- Official Poster
- Directed by: Hema Shukla
- Written by: Hema Shukla;
- Produced by: Brijesh Narola
- Starring: Gaurav Paswala; Helly Shah;
- Production company: Brijraj Entertainment
- Release date: 4 July 2025;
- Country: India
- Language: Gujarati

= Deda (film) =

Indian Gujarati film by Hema Shukla

Deda is an Indian Gujarati-language family drama film written and directed by Hema Shukla and produced by Brijesh Narola under the banner of Brijraj Entertainment, the film features Gaurav Paswala and Helly Shah in lead roles.
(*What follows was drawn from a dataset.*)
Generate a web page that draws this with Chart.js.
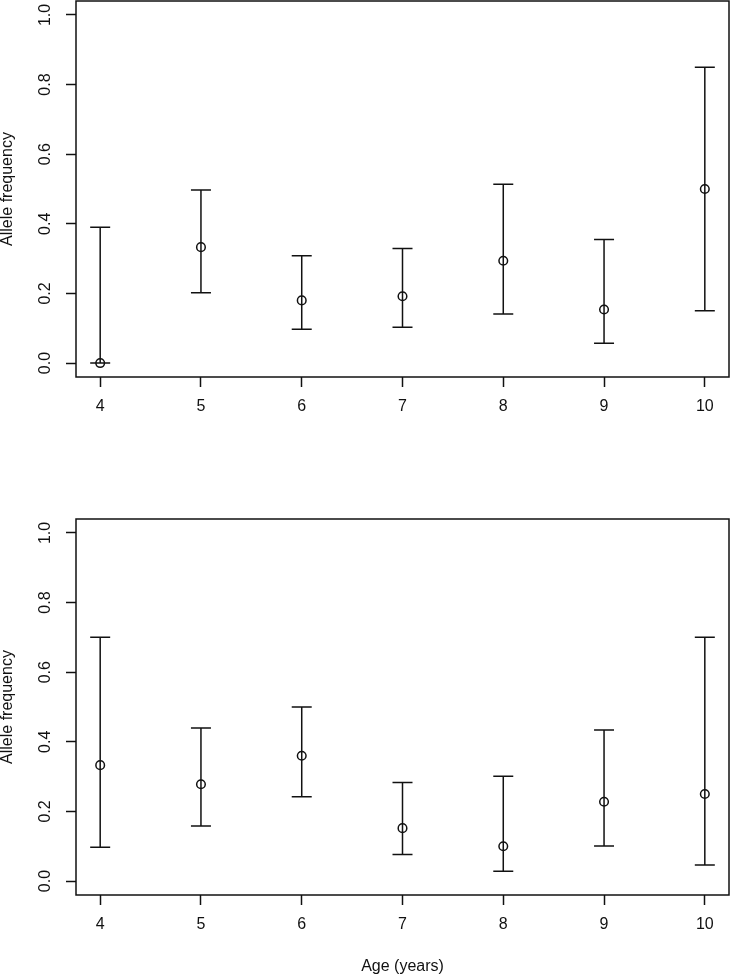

The film is scheduled to be released on 4 July 2025.

==Cast==
- Gaurav Paswala
- Helly Shah
- Sonali Lele Desai
- Mehul Buch
- Hiten Tejwani
- Sanjay Galsar
- Chetan Daiya
- Asrani

==Reception==
Kanksha Vasavada of Times of India said that “Hema Shukla’s directorial debut, Deda, is a heartwarming story nicely directed and presented on screen, with an impressive music and background score that adds great effect to the emotion of the film, and Gaurav Paswala’s intense performance can be counted as one of his finest in his career.” Kishan Prajapati of Gujarati Jagaran said that “The story of the film Deda revolves around an ordinary middle-class father who continues to struggle steadfastly for his family even in the face of life’s toughest circumstances.”

==Release==

The film is released on 4 July 2025.